Jael makes good on promise to top his mother’s CPEA exam score
A male student who placed within the ‘top 10’ of the highly competitive Caribbean Primary Exit Assessment (CPEA) examinations, had set a goal to overtake the score his mother had gotten years before him.
At the beginning of this school year Jael Forbes decided to aim for the top spots in the 2022 exams.
“I wanted to get into the first 100 at least and when my mother did her CPEA examinations she came within the top ten so I wanted to beat her, and that I did,” the young man said, delivering his joke calmly while sitting next to his mother, Jennifer Forbes on Wednesday, June 22.
Questioned on his mother’s reaction to his results, he quipped to laughter, “I assumed that she would have felt happy for me but then still disappointed within herself.”
When his mother was asked how she felt upon hearing that her son placed fifth for boys and tenth overall, she revealed “I’m happy, but I’m more so happy for him because he reminded me that he had said he’s coming in the top ten and he really, really worked hard for it.”

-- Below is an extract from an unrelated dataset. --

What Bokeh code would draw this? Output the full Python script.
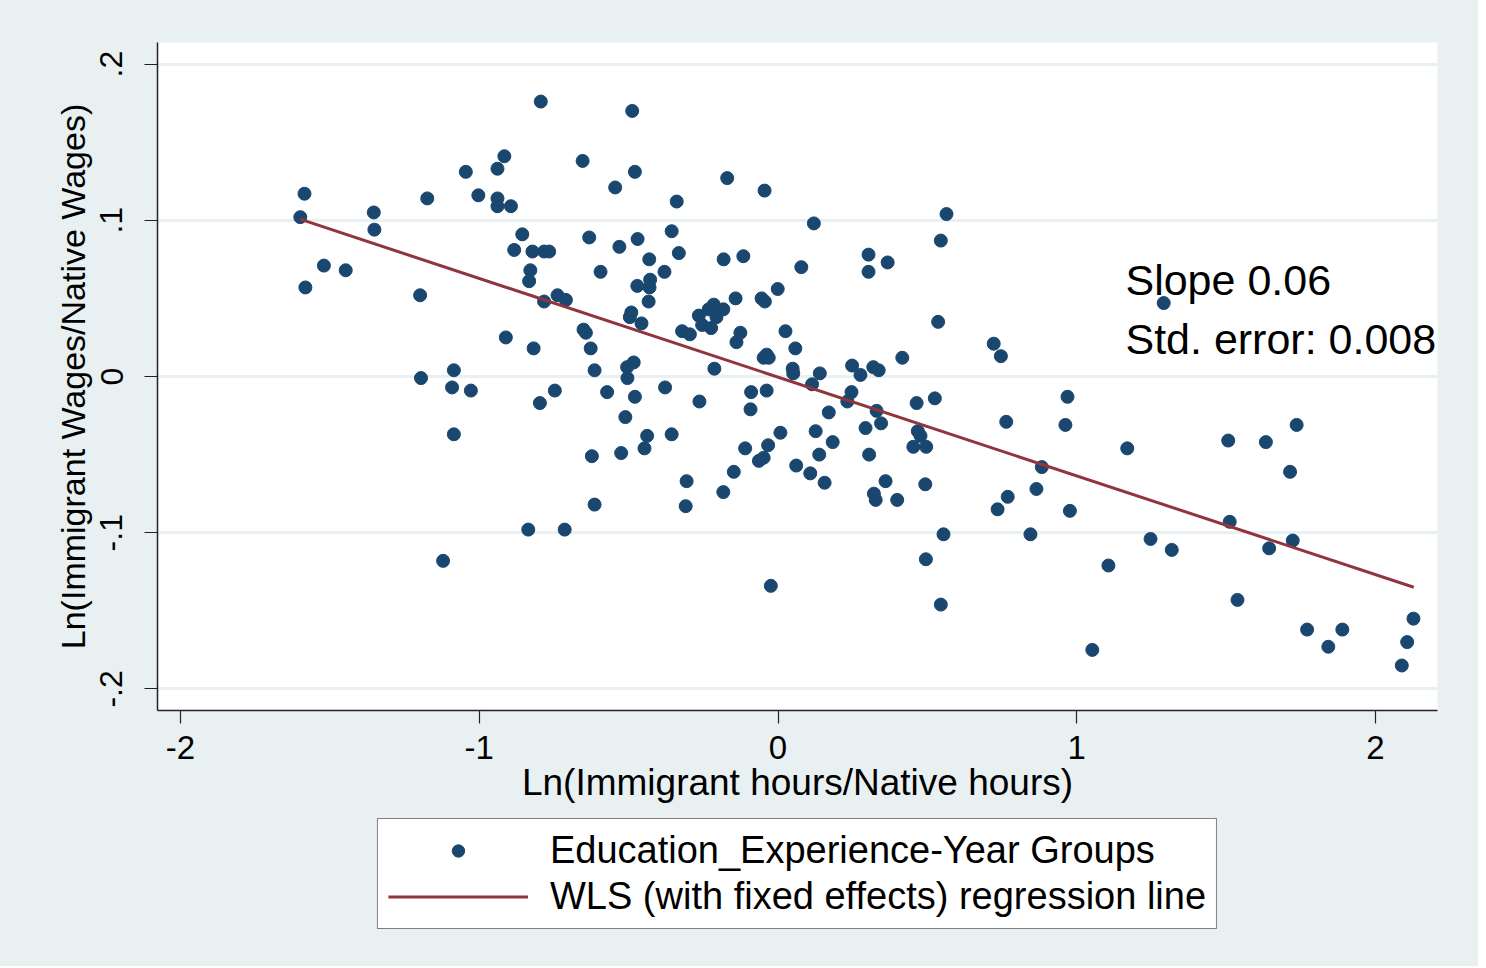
from bokeh.plotting import figure
from bokeh.layouts import column
from bokeh.models import Range1d, FixedTicker, Legend, LegendItem, Label
from bokeh.embed import file_html
from bokeh.resources import INLINE

# ---------------- data ----------------
pts_x = [-0.794, -0.916, -0.654, -1.045, -0.939, -1.585, -1.003, -1.174, -0.939, -0.939,
         -0.894, -1.353, -1.599, -1.351, -0.856, -0.632, -0.883, -0.822, -0.783, -0.766,
         -1.520, -1.447, -0.829, -0.594, -0.833, -1.582, -1.198, -0.738, -0.710, -0.783,
         -0.651, -0.643, -0.911, -0.818, -0.627, -1.085, -0.614, -1.195, -1.091, -1.028,
         -0.747, -0.797, -1.085, -0.623, -0.614, -0.836, -0.714, -1.121, -0.488, -0.479,
         -0.545, -0.170, -0.045, -0.339, 0.120, 0.564, -0.356, -0.470, -0.531, 0.545,
         -0.332, -0.182, -0.116, -0.431, 0.303, 0.367, 0.303, 0.078, -0.380, -0.428,
         -0.471, -0.430, -0.001, -0.433, -0.142, -0.055, -0.044, -0.491, -0.496, -0.457,
         -0.265, -0.254, -0.232, -0.215, -0.183, -0.206, -0.224, 0.536, -0.321, -0.295,
         -0.126, -0.139, 0.025, 0.058, 0.722, 0.746, -0.038, -0.048, -0.031, -0.483,
         -0.505, 0.416, -0.213, 0.049, 0.051, 0.140, 0.248, 0.276, 0.319, 0.337,
         -0.504, 0.114, -0.572, -0.479, -0.378, -0.263, -0.090, -0.038, 0.246, 0.232,
         -0.511, -0.092, 0.170, 0.330, 0.345, 0.464, 0.525, 0.764, -0.438, -0.356,
         0.008, 0.126, 0.293, 0.468, 0.477, -0.525, -0.447, -0.110, -0.033, 0.183,
         0.453, 0.496, 0.138, 0.305, -0.048, -0.064, 0.061, 0.108, 0.156, -0.148,
         -0.306, -0.183, 0.360, 0.321, 0.327, 0.399, 0.493, 0.769, 0.735, -0.309,
         0.554, 0.495, -0.024, 0.545, 0.969, 0.962, 1.169, 0.883, 0.865, 0.977,
         0.845, 1.507, 1.633, 1.736, 1.714, 1.512, 1.247, 1.318, 1.106, 1.644,
         1.723, 1.538, 1.052, 1.771, 1.842, 1.889, 2.127, 2.106, 2.088, 1.291]
pts_y = [0.176, 0.141, 0.138, 0.131, 0.133, 0.117, 0.116, 0.114, 0.114, 0.109,
         0.109, 0.105, 0.102, 0.094, 0.091, 0.089, 0.081, 0.080, 0.080, 0.080,
         0.071, 0.068, 0.068, 0.067, 0.061, 0.057, 0.052, 0.052, 0.049, 0.048,
         0.030, 0.028, 0.025, 0.018, 0.018, 0.004, 0.004, -0.001, -0.007, -0.009,
         -0.009, -0.017, -0.037, -0.051, -0.082, -0.098, -0.098, -0.118, 0.170, 0.131,
         0.121, 0.127, 0.119, 0.112, 0.098, 0.104, 0.093, 0.088, 0.083, 0.087,
         0.079, 0.075, 0.077, 0.075, 0.078, 0.073, 0.067, 0.070, 0.067, 0.062,
         0.058, 0.057, 0.056, 0.048, 0.050, 0.050, 0.048, 0.041, 0.038, 0.034,
         0.039, 0.033, 0.043, 0.046, 0.043, 0.038, 0.031, 0.035, 0.029, 0.027,
         0.028, 0.022, 0.029, 0.018, 0.021, 0.013, 0.014, 0.012, 0.012, 0.009,
         0.006, 0.012, 0.005, 0.005, 0.002, 0.002, 0.007, 0.001, 0.006, 0.004,
         -0.001, -0.005, -0.010, -0.013, -0.007, -0.016, -0.010, -0.009, -0.010, -0.016,
         -0.026, -0.021, -0.023, -0.022, -0.030, -0.017, -0.014, -0.029, -0.038, -0.037,
         -0.036, -0.035, -0.033, -0.035, -0.038, -0.049, -0.046, -0.046, -0.044, -0.042,
         -0.045, -0.045, -0.050, -0.050, -0.052, -0.054, -0.057, -0.062, -0.068, -0.061,
         -0.067, -0.074, -0.067, -0.075, -0.079, -0.079, -0.069, -0.077, -0.085, -0.083,
         -0.101, -0.117, -0.134, -0.146, -0.013, -0.031, -0.046, -0.058, -0.072, -0.086,
         -0.101, -0.041, -0.042, -0.031, -0.061, -0.093, -0.104, -0.111, -0.121, -0.110,
         -0.105, -0.143, -0.175, -0.162, -0.173, -0.162, -0.155, -0.170, -0.185, 0.047]

reg_x = [-1.600, 2.128]
reg_y = [0.1007, -0.1349]

x_ticks = [-2, -1, 0, 1, 2]
x_tick_labels = ["-2", "-1", "0", "1", "2"]
y_ticks = [-0.2, -0.1, 0.0, 0.1, 0.2]
y_tick_labels = ["-.2", "-.1", "0", ".1", ".2"]

x_title = "Ln(Immigrant hours/Native hours)"
y_title = "Ln(Immigrant Wages/Native Wages)"
legend_labels = ["Education_Experience-Year Groups", "WLS (with fixed effects) regression line"]
note_lines = ["Slope 0.06", "Std. error: 0.008"]
note_x = 1.163
note_y = [0.0617, 0.0243]

# ---------------- styles ----------------
BG = "#e8f0f2"
NAVY = "#1a476f"
MAROON = "#90353b"
FONT = "Liberation Sans"
W = 1478

p = figure(width=W, height=818, output_backend="svg", toolbar_location=None,
           x_range=Range1d(-2.077, 2.2075), y_range=Range1d(-0.2138, 0.2138),
           min_border_left=157, min_border_right=41, min_border_top=42, min_border_bottom=108)
p.border_fill_color = BG
p.background_fill_color = "white"
p.outline_line_color = None

pts = p.scatter(pts_x, pts_y, marker="circle", size=13, fill_color=NAVY, line_color=NAVY)
reg = p.line(reg_x, reg_y, line_color=MAROON, line_width=3)

for ax in (p.xaxis[0], p.yaxis[0]):
    ax.axis_line_color = "#222222"
    ax.axis_line_width = 1.5
    ax.major_tick_line_color = "#222222"
    ax.major_tick_line_width = 1.2
    ax.major_tick_out = 13
    ax.major_tick_in = 0
    ax.minor_tick_line_color = None
    ax.major_label_text_font = FONT
    ax.major_label_text_color = "black"
    ax.axis_label_text_font = FONT
    ax.axis_label_text_font_style = "normal"
    ax.axis_label_text_color = "black"

p.xaxis.ticker = FixedTicker(ticks=x_ticks)
p.xaxis.major_label_overrides = dict(zip(x_ticks, x_tick_labels))
p.xaxis.major_label_text_font_size = "33px"
p.xaxis.major_label_standoff = 12
p.xaxis.axis_label = x_title
p.xaxis.axis_label_text_font_size = "37px"
p.xaxis.axis_label_standoff = 0

p.yaxis.ticker = FixedTicker(ticks=y_ticks)
p.yaxis.major_label_overrides = dict(zip(y_ticks, y_tick_labels))
p.yaxis.major_label_orientation = "vertical"
p.yaxis.major_label_text_font_size = "32px"
p.yaxis.major_label_standoff = 22
p.yaxis.axis_label = y_title
p.yaxis.axis_label_text_font_size = "34px"
p.yaxis.axis_label_standoff = 6

p.xgrid.grid_line_color = None
p.ygrid.ticker = FixedTicker(ticks=y_ticks)
p.ygrid.grid_line_color = BG
p.ygrid.grid_line_width = 3

for txt, ty in zip(note_lines, note_y):
    p.add_layout(Label(x=note_x, y=ty, text=txt, text_font=FONT, text_font_size="43px",
                       text_color="black", text_baseline="alphabetic"))

# ---------------- legend strip below the chart ----------------
# Same series drawn again, but the strip's ranges keep them out of view:
# only the legend keys of this strip are visible.
lg = figure(width=W, height=148, output_backend="svg", toolbar_location=None,
            x_range=Range1d(20, 21), y_range=Range1d(20, 21),
            x_axis_type=None, y_axis_type=None,
            min_border_left=114, min_border_right=0, min_border_top=0, min_border_bottom=0)
lg.border_fill_color = BG
lg.background_fill_color = BG
lg.outline_line_color = None
lg.xgrid.visible = False
lg.ygrid.visible = False

key_pts = lg.scatter(pts_x, pts_y, marker="circle", size=13, fill_color=NAVY, line_color=NAVY)
key_line = lg.line(reg_x, reg_y, line_color=MAROON, line_width=3)

legend = Legend(items=[LegendItem(label=legend_labels[0], renderers=[key_pts]),
                       LegendItem(label=legend_labels[1], renderers=[key_line])],
                location="top_center", orientation="vertical",
                glyph_width=140, glyph_height=31, label_height=16,
                label_standoff=22, padding=10, spacing=3, margin=0,
                label_text_font=FONT, label_text_font_size="38px", label_text_color="black",
                border_line_color="black", border_line_width=1.2,
                background_fill_color="white", background_fill_alpha=1.0)
lg.add_layout(legend, "center")

layout = column(p, lg, spacing=0, styles={"background-color": BG})
open("out.html", "w").write(file_html(layout, INLINE))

“Two years ago, actually, when he first understood what CPEA was, his first question to me was ‘What was your position?’, and I told him and he just said ‘well okay well I’m going to beat you’, and he did well,” she said, adding that she was just happy that he achieved what he set out to achieve.
While Jael attended the St Mary’s Roman Catholic School his mother was a student at the Sion Hill Government School.
She revealed, when asked, that she placed eighth overall and fourth for girls in her exams, but her son who was listening clarified (to laughter) that he had beaten her in percentage.
Jael accumulated 472 out of 500 marks, with his highest examination grade being for Mathematics, scoring 70 marks out of 75.
In order to achieve these results, the student doubled down on his studying.
“When I came home I would study. I would take breaks between studying. My mother would help me prepare, she also signed me up for CPEA preparation lessons with Fitz Academy,” he explained.
The young man also explained, “I would try my best to identify weak spots that I had in certain topics and subjects and apply more concentration towards them.”
He was able to identify that his area of concern would be the comprehension section of the Language Arts exam and the hurdle he encountered was indeed this.
“I had to read over the passage more than three times because initially, I thought I would need to read it three times,” he disclosed, and he had to really think about the answers.
On the other hand, Jael likes Mathematics.
“For Math I think that once you know the procedure and how to work out the problem given it would just be easy to find the answer…And there can be multiple procedures to work out the problem,” he reasoned.
That having been said, he does not currently have a set plan for his future career.
The accomplished Taekwondo athlete who hung up his black belt, and also put away his soccer ball in preparation to sit the exams, can now get back to recreation and celebration with a planned vacation abroad.
Jael noted that he got the result he wanted and “I would just like to thank my mother, my teachers and Fitz Academy for helping me prepare.”